Second, as I’ve hinted above, there are more virtues to an essay than the quality of its argument. One of them is beauty—or perhaps I should more moderately say, style. By this I mean rhetorical flourish, attention to language “flow”, elegant phrasing, (gasp!) decent layout, and so on. Philosophers often underplay these features, perhaps because they fear that emphasising them takes attention away from the core qualities of writing. But that would be a mistake, especially given that not all writing you’ll do (probably not even most!) will be academic. What counts as style is, of course, to some degree subjective; it is ultimately rather pointless to fight heated debates over how often semicolons should be used.
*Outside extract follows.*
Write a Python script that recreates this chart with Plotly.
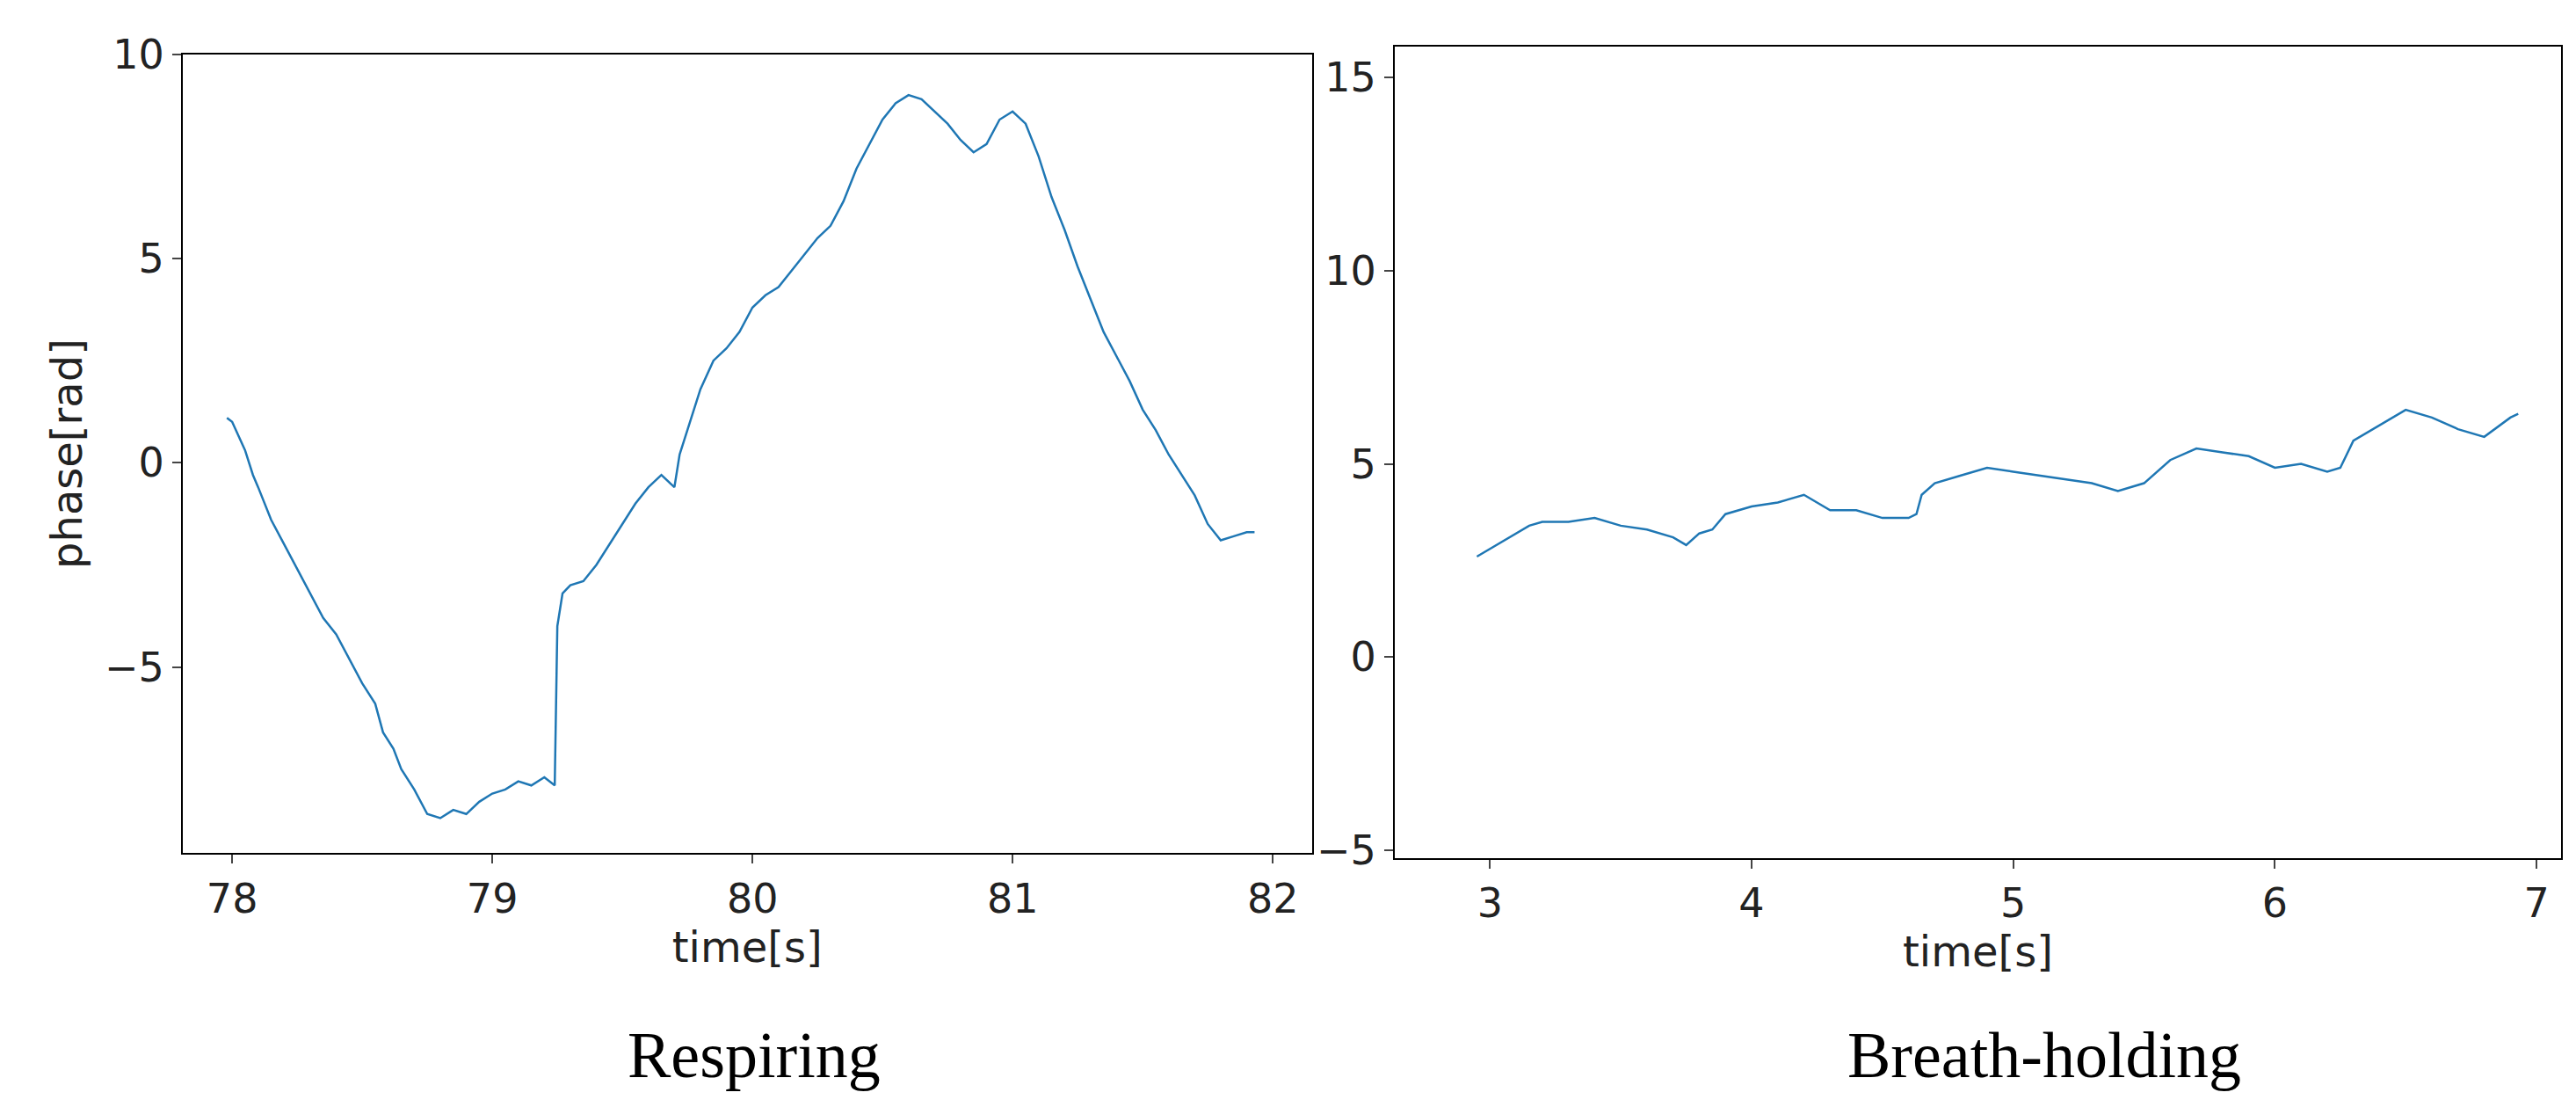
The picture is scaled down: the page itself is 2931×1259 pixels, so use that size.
import plotly.graph_objects as go

t_resp = [77.98,78.0,78.05,78.08,78.1,78.15,78.2,78.25,78.3,78.35,78.4,78.45,78.5,78.55,78.58,78.62,78.65,78.7,78.75,78.8,78.85,78.9,78.95,79.0,79.05,79.1,79.15,79.2,79.24,79.25,79.27,79.3,79.35,79.4,79.45,79.5,79.55,79.6,79.65,79.7,79.72,79.75,79.8,79.85,79.9,79.95,80.0,80.05,80.1,80.15,80.2,80.25,80.3,80.35,80.4,80.45,80.5,80.55,80.6,80.65,80.7,80.75,80.8,80.85,80.9,80.95,81.0,81.05,81.1,81.15,81.2,81.25,81.3,81.35,81.4,81.45,81.5,81.55,81.6,81.65,81.7,81.75,81.8,81.85,81.9,81.93]
y_resp = [1.1,1.0,0.3,-0.3,-0.6,-1.4,-2.0,-2.6,-3.2,-3.8,-4.2,-4.8,-5.4,-5.9,-6.6,-7.0,-7.5,-8.0,-8.6,-8.7,-8.5,-8.6,-8.3,-8.1,-8.0,-7.8,-7.9,-7.7,-7.9,-4.0,-3.2,-3.0,-2.9,-2.5,-2.0,-1.5,-1.0,-0.6,-0.3,-0.6,0.2,0.8,1.8,2.5,2.8,3.2,3.8,4.1,4.3,4.7,5.1,5.5,5.8,6.4,7.2,7.8,8.4,8.8,9.0,8.9,8.6,8.3,7.9,7.6,7.8,8.4,8.6,8.3,7.5,6.5,5.7,4.8,4.0,3.2,2.6,2.0,1.3,0.8,0.2,-0.3,-0.8,-1.5,-1.9,-1.8,-1.7,-1.7]

t_hold = [2.95,3.0,3.05,3.1,3.15,3.2,3.3,3.4,3.5,3.6,3.7,3.75,3.8,3.85,3.9,4.0,4.1,4.2,4.3,4.4,4.5,4.6,4.63,4.65,4.7,4.8,4.9,5.0,5.1,5.2,5.3,5.4,5.5,5.6,5.7,5.8,5.9,6.0,6.1,6.2,6.25,6.3,6.4,6.5,6.6,6.7,6.8,6.9,6.93]
y_hold = [2.6,2.8,3.0,3.2,3.4,3.5,3.5,3.6,3.4,3.3,3.1,2.9,3.2,3.3,3.7,3.9,4.0,4.2,3.8,3.8,3.6,3.6,3.7,4.2,4.5,4.7,4.9,4.8,4.7,4.6,4.5,4.3,4.5,5.1,5.4,5.3,5.2,4.9,5.0,4.8,4.9,5.6,6.0,6.4,6.2,5.9,5.7,6.2,6.3]

x_ticks_resp = [78, 79, 80, 81, 82]
y_ticks_resp = [-5, 0, 5, 10]
x_ticks_hold = [3, 4, 5, 6, 7]
y_ticks_hold = [-5, 0, 5, 10, 15]

line = dict(color="#1f77b4", width=2.5)
fig = go.Figure()
fig.add_trace(go.Scatter(x=t_resp, y=y_resp, mode="lines", line=line, xaxis="x", yaxis="y"))
fig.add_trace(go.Scatter(x=t_hold, y=y_hold, mode="lines", line=line, xaxis="x2", yaxis="y2"))

ax = dict(showline=True, linecolor="black", linewidth=2, mirror=True, ticks="outside",
          ticklen=10, tickwidth=2, showgrid=False, zeroline=False,
          tickfont=dict(family="DejaVu Sans", size=46, color="#222"))
tf = dict(family="DejaVu Sans", size=48, color="#222")
fig.update_layout(
    width=2931, height=1259, margin=dict(l=0, r=0, t=0, b=0),
    paper_bgcolor="white", plot_bgcolor="white", showlegend=False,
    xaxis=dict(ax, domain=[0.0682, 0.5065], range=[77.81, 82.15], tickvals=x_ticks_resp,
               title=dict(text="time[s]", font=tf, standoff=4), anchor="y"),
    yaxis=dict(ax, domain=[0.2295, 0.978], range=[-9.56, 10.0], tickvals=y_ticks_resp,
               ticktext=["\u22125", "0", "5", "10"],
               title=dict(text="phase[rad]", font=tf, standoff=10), anchor="x"),
    xaxis2=dict(ax, domain=[0.5387, 0.9915], range=[2.636, 7.094], tickvals=x_ticks_hold,
                title=dict(text="time[s]", font=tf, standoff=4), anchor="y2"),
    yaxis2=dict(ax, domain=[0.2248, 0.985], range=[-5.21, 15.8], tickvals=y_ticks_hold,
                ticktext=["\u22125", "0", "5", "10", "15"], anchor="x2"),
    annotations=[
        dict(text="Respiring", x=850/2931, y=0.005, xref="paper", yref="paper",
             xanchor="center", yanchor="bottom",
             showarrow=False, font=dict(family="Liberation Serif", size=74, color="black")),
        dict(text="Breath-holding", x=2318/2931, y=0.005, xref="paper", yref="paper",
             xanchor="center", yanchor="bottom",
             showarrow=False, font=dict(family="Liberation Serif", size=74, color="black")),
    ],
)
fig.write_html("out.html")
Still, I hope, you will find it useful to find one vision of a stylistically pleasant essay expressed—mine, that is. In this respect, reading this guide is like perusing someone else’s fashion advice. You might learn something interesting that tracks your tastes, but ultimately you must decide on your own vision of good writing.

Edit: Changed Title. The piece is not meant to disparage the work of writing tutors, but to attack a certain attitude concerning rules of style.